The data below should be restated word for word, with every picture omitted.

◇ ◇ ◇

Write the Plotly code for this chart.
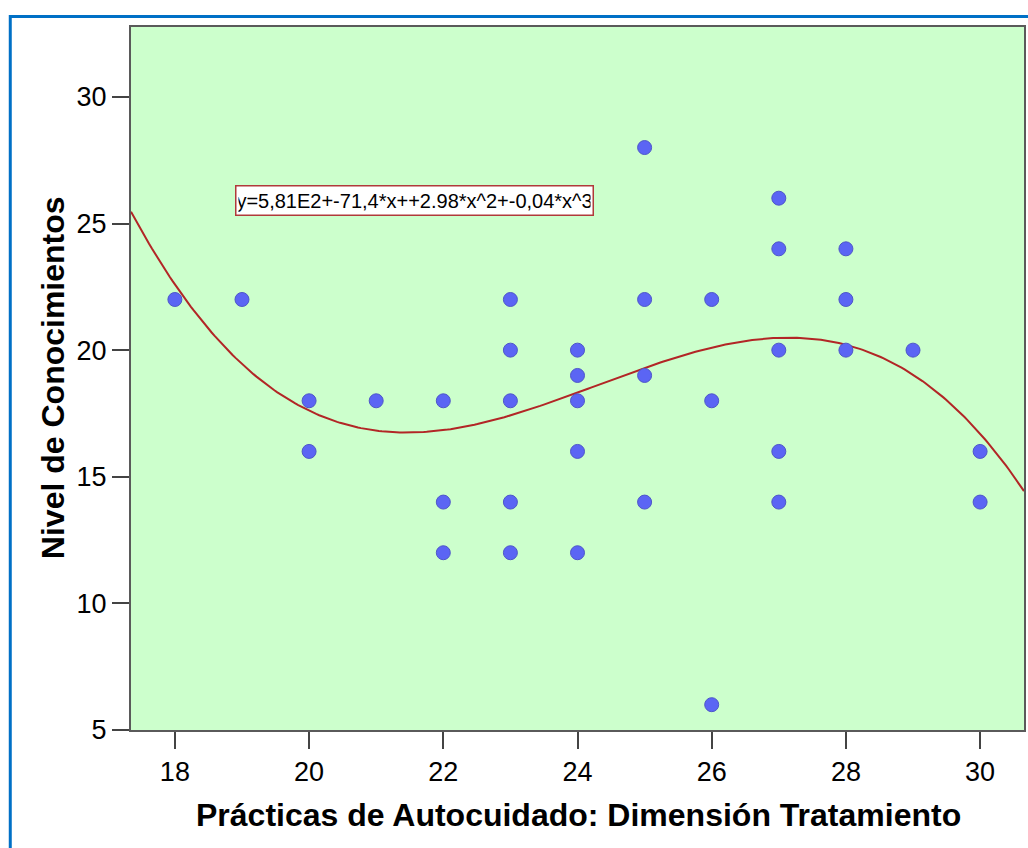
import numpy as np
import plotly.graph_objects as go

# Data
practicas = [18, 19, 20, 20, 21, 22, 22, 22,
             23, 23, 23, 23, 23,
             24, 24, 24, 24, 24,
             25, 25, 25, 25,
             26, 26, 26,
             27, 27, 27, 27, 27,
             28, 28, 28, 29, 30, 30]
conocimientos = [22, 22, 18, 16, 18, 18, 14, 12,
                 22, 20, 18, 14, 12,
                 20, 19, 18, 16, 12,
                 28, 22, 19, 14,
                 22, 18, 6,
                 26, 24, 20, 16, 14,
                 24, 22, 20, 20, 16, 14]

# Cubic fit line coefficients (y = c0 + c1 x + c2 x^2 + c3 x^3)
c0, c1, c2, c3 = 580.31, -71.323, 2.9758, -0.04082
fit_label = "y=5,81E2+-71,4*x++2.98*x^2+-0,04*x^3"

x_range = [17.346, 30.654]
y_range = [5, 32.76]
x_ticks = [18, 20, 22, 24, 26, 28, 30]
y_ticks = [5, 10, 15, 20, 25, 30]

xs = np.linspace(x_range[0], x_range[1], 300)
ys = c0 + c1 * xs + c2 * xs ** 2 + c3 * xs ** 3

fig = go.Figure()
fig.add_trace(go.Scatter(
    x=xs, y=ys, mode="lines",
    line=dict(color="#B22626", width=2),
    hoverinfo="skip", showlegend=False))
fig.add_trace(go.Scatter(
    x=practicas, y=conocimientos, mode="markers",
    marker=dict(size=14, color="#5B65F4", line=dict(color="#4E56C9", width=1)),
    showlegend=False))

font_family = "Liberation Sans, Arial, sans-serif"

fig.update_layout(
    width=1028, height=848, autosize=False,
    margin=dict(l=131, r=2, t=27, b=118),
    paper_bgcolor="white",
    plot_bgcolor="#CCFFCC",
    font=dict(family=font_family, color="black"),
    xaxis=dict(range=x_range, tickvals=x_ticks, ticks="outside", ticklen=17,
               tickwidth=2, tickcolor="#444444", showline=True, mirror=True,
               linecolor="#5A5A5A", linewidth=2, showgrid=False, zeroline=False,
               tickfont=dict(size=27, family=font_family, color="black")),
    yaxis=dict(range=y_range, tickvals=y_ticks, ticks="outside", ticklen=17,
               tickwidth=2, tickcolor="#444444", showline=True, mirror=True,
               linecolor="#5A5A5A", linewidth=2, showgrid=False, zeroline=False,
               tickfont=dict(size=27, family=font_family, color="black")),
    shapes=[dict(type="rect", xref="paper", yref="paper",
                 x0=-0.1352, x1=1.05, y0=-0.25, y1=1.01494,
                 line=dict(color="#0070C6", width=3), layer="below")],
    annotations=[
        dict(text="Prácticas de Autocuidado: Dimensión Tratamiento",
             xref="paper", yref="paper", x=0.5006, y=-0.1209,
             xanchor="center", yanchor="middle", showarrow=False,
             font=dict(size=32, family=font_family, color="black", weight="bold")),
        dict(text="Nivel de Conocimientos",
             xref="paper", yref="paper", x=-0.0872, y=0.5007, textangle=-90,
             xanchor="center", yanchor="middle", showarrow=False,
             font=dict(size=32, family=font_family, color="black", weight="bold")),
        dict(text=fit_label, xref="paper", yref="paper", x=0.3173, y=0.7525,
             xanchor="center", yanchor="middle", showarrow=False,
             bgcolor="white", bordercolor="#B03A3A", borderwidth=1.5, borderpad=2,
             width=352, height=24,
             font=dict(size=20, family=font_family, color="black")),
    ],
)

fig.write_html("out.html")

◇ ◇ ◇

_Worked answer_
Write the Plotly code for this chart.
import numpy as np
import plotly.graph_objects as go

# Data
practicas = [18, 19, 20, 20, 21, 22, 22, 22,
             23, 23, 23, 23, 23,
             24, 24, 24, 24, 24,
             25, 25, 25, 25,
             26, 26, 26,
             27, 27, 27, 27, 27,
             28, 28, 28, 29, 30, 30]
conocimientos = [22, 22, 18, 16, 18, 18, 14, 12,
                 22, 20, 18, 14, 12,
                 20, 19, 18, 16, 12,
                 28, 22, 19, 14,
                 22, 18, 6,
                 26, 24, 20, 16, 14,
                 24, 22, 20, 20, 16, 14]

# Cubic fit line coefficients (y = c0 + c1 x + c2 x^2 + c3 x^3)
c0, c1, c2, c3 = 580.31, -71.323, 2.9758, -0.04082
fit_label = "y=5,81E2+-71,4*x++2.98*x^2+-0,04*x^3"

x_range = [17.346, 30.654]
y_range = [5, 32.76]
x_ticks = [18, 20, 22, 24, 26, 28, 30]
y_ticks = [5, 10, 15, 20, 25, 30]

xs = np.linspace(x_range[0], x_range[1], 300)
ys = c0 + c1 * xs + c2 * xs ** 2 + c3 * xs ** 3

fig = go.Figure()
fig.add_trace(go.Scatter(
    x=xs, y=ys, mode="lines",
    line=dict(color="#B22626", width=2),
    hoverinfo="skip", showlegend=False))
fig.add_trace(go.Scatter(
    x=practicas, y=conocimientos, mode="markers",
    marker=dict(size=14, color="#5B65F4", line=dict(color="#4E56C9", width=1)),
    showlegend=False))

font_family = "Liberation Sans, Arial, sans-serif"

fig.update_layout(
    width=1028, height=848, autosize=False,
    margin=dict(l=131, r=2, t=27, b=118),
    paper_bgcolor="white",
    plot_bgcolor="#CCFFCC",
    font=dict(family=font_family, color="black"),
    xaxis=dict(range=x_range, tickvals=x_ticks, ticks="outside", ticklen=17,
               tickwidth=2, tickcolor="#444444", showline=True, mirror=True,
               linecolor="#5A5A5A", linewidth=2, showgrid=False, zeroline=False,
               tickfont=dict(size=27, family=font_family, color="black")),
    yaxis=dict(range=y_range, tickvals=y_ticks, ticks="outside", ticklen=17,
               tickwidth=2, tickcolor="#444444", showline=True, mirror=True,
               linecolor="#5A5A5A", linewidth=2, showgrid=False, zeroline=False,
               tickfont=dict(size=27, family=font_family, color="black")),
    shapes=[dict(type="rect", xref="paper", yref="paper",
                 x0=-0.1352, x1=1.05, y0=-0.25, y1=1.01494,
                 line=dict(color="#0070C6", width=3), layer="below")],
    annotations=[
        dict(text="Prácticas de Autocuidado: Dimensión Tratamiento",
             xref="paper", yref="paper", x=0.5006, y=-0.1209,
             xanchor="center", yanchor="middle", showarrow=False,
             font=dict(size=32, family=font_family, color="black", weight="bold")),
        dict(text="Nivel de Conocimientos",
             xref="paper", yref="paper", x=-0.0872, y=0.5007, textangle=-90,
             xanchor="center", yanchor="middle", showarrow=False,
             font=dict(size=32, family=font_family, color="black", weight="bold")),
        dict(text=fit_label, xref="paper", yref="paper", x=0.3173, y=0.7525,
             xanchor="center", yanchor="middle", showarrow=False,
             bgcolor="white", bordercolor="#B03A3A", borderwidth=1.5, borderpad=2,
             width=352, height=24,
             font=dict(size=20, family=font_family, color="black")),
    ],
)

fig.write_html("out.html")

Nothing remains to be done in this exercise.